_Stated exercise:_ Return each line that holds the word "chart".

## BEGIN

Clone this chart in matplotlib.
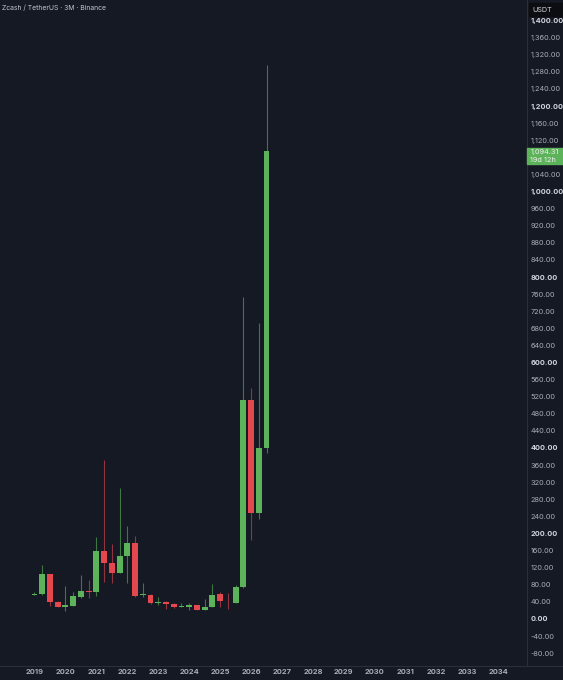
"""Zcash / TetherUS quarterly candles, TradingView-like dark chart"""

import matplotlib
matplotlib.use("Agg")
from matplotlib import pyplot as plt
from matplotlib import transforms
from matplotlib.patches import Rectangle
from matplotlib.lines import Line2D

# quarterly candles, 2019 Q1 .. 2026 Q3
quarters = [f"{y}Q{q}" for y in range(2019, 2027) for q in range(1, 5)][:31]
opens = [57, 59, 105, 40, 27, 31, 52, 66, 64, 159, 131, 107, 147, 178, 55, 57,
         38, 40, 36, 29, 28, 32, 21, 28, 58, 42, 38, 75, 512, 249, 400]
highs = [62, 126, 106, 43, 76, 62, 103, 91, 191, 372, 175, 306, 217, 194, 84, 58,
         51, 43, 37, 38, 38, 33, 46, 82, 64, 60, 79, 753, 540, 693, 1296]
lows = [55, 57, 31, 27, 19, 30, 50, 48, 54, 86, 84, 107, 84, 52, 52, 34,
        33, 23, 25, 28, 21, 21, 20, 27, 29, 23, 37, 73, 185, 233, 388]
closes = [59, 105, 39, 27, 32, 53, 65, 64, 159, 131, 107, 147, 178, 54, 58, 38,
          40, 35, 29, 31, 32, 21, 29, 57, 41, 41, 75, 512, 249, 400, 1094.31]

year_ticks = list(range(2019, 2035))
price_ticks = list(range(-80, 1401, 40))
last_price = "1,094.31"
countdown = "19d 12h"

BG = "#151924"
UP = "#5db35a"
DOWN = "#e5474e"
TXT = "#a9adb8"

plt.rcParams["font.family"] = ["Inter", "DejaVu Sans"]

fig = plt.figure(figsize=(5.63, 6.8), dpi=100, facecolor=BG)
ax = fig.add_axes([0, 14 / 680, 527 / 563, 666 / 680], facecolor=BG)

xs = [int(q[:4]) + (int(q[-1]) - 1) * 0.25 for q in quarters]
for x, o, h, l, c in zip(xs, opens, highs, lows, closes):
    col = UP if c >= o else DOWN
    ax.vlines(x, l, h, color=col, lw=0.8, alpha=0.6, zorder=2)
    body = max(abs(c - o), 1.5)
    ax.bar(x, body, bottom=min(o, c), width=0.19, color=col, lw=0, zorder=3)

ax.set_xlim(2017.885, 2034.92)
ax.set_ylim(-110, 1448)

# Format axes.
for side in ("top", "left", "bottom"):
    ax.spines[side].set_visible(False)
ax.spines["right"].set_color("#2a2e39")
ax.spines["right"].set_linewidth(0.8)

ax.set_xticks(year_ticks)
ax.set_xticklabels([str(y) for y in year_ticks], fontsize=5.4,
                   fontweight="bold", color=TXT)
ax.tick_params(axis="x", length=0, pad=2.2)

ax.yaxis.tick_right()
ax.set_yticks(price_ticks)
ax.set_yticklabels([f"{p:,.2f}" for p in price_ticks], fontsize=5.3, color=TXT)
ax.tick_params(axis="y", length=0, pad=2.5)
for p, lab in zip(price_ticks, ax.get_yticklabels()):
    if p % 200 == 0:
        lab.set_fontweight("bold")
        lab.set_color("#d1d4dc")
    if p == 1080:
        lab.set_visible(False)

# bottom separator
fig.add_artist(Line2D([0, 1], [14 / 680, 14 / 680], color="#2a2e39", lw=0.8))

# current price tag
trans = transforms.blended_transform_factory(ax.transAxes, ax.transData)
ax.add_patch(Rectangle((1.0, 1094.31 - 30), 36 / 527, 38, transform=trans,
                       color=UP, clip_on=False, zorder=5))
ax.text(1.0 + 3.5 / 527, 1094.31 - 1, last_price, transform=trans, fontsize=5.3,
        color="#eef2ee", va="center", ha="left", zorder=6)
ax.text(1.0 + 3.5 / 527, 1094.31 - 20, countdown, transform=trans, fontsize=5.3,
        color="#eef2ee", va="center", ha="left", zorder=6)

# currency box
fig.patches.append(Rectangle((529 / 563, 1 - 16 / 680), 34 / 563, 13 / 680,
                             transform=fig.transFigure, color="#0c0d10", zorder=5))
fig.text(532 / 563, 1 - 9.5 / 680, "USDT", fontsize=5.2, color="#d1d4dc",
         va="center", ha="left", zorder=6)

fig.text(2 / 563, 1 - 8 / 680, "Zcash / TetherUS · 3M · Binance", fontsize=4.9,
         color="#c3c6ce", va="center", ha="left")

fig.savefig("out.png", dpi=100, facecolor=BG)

## END

_Expected output:_
Clone this chart in matplotlib.
"""Zcash / TetherUS quarterly candles, TradingView-like dark chart"""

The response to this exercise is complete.